Median = the number in the middle of the set (in the case of a set containing an even number of numbers, it's the average of the middle two).

We know that the middle two numbers are 6 and 8 (because the tell us x is larger than 10). So the median of the set is the average of 6 and 8, or 7.

then we're told:
median = 6/7(average)
7 = (6/7)(average)
49/6 = average

Yuck, that's kind of a messy average, huh?

average = sum / #
49/6 = (4+5+6+8+10+x)/6
49 = (4+5+6+8+10+x)
hey! that worked out nicely. The 6's cancelled out! The problem just got a whole lot easier.

I'm just pointing out here that, when you see something like 49/6, don't freak out. Chances are it'll get a lot easier again before the problem is over. :)

49 = 33+x
x = 16.

[rachelhong2012]

I used a different approach, with the concept similar to that of "residuals", I would call it "difference"

To better illustrate, let's look at an example:

1 3 7 8 12
median: 7
what's the mean? 6.2
Besides by doing sum/total amount of numbers in the set, there's another way to get to the mean, using median
the distance/difference between 1 and 7, the median, is -6 (to get 1, median subtract by 6), the difference between 3 and 7 is -4. On the left hand side, the difference between 7 and 8 is +1 (to get 8, you add 1 to 7), and difference between 7 and 12 is +5.

Adding all these "differences" up, you get -4. Distribute this sum of differences into 5 numbers, each number in the set, including the median, gets an additional -4/5=-0.8.
the median, which is 7, + (-0.8)=6.2, hence you get the mean, using the median and the differences between other numbers and the median.
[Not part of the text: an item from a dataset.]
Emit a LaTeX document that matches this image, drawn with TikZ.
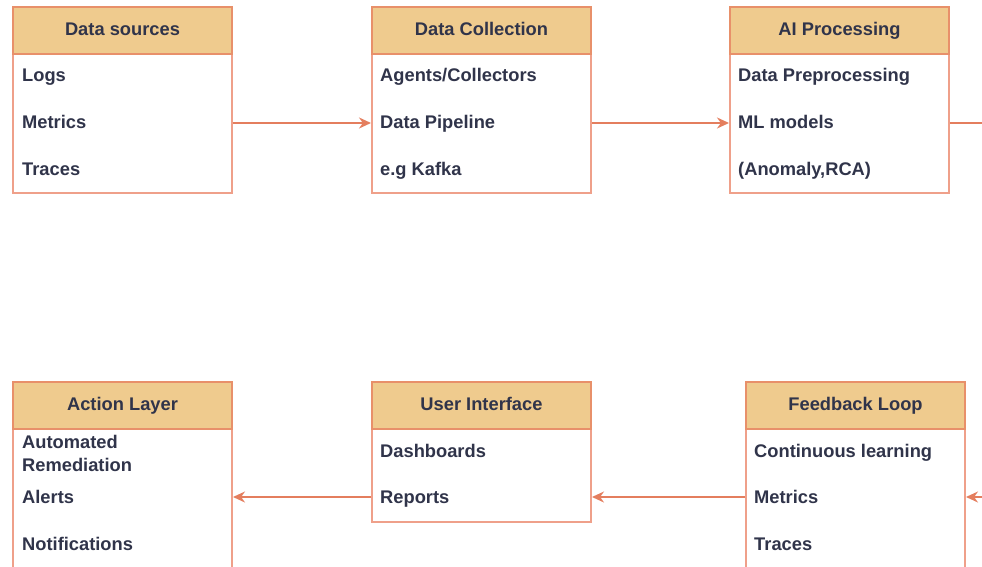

going back to this question, what I did was:
mean=median + (sum of all differences, both positive and negative)/total amount of #'s in the set
mean=7/6 median = median + (sum of all differences, both positive and negative)/6
mean=7/6median = 6/6 median + (sum of all differences, both positive and negative)/6
since they have common denominators, we essentially have:
1/6 median = (sum of all differences, both positive and negative)/6

or median/6 = (sum of all differences, both positive and negative)/6

so 7=sum of all differences.

Now let's look at the difference between each number and the median:

to get from 7 to 4: -3
7 to 5: -2
7 to 6: -1

on the left hand side of 7, we have:
to get from 7 to 8: +1
7 to 10: +3

now you see +3 and -3 cancel out, so does -1 and +1, we're left with a difference of -2, and since we just found that the overall difference should be +7, let's mean that we have a +9 on the left hand side:

7 to x: +9,
x=16

This might seem LONG and unnecessary in this problem, but I found this approach comes in handy when you see a situation where you're being asked:

median < mean, what happens?
Basically, as you know to get from median to mean, you have to add the distributed "difference" to the median, that means that since we have a bigger mean than median, we have just added positive "difference" to the median to arrive at a mean that's bigger than median, where does that positive "difference" come from? It must be that there are more positive difference than the negative difference.

I hope I explain myself as clear as possible, this approach is great when it comes to a problem like this:

if-x-is-an-integer-is-the-median-of-the-5-numbers-shown-t3669.html

where you can use this concept to manipulate the average and the mean to make up situations with mean<median as well as median<mean.

[tim]

looks pretty good; thanks for sharing!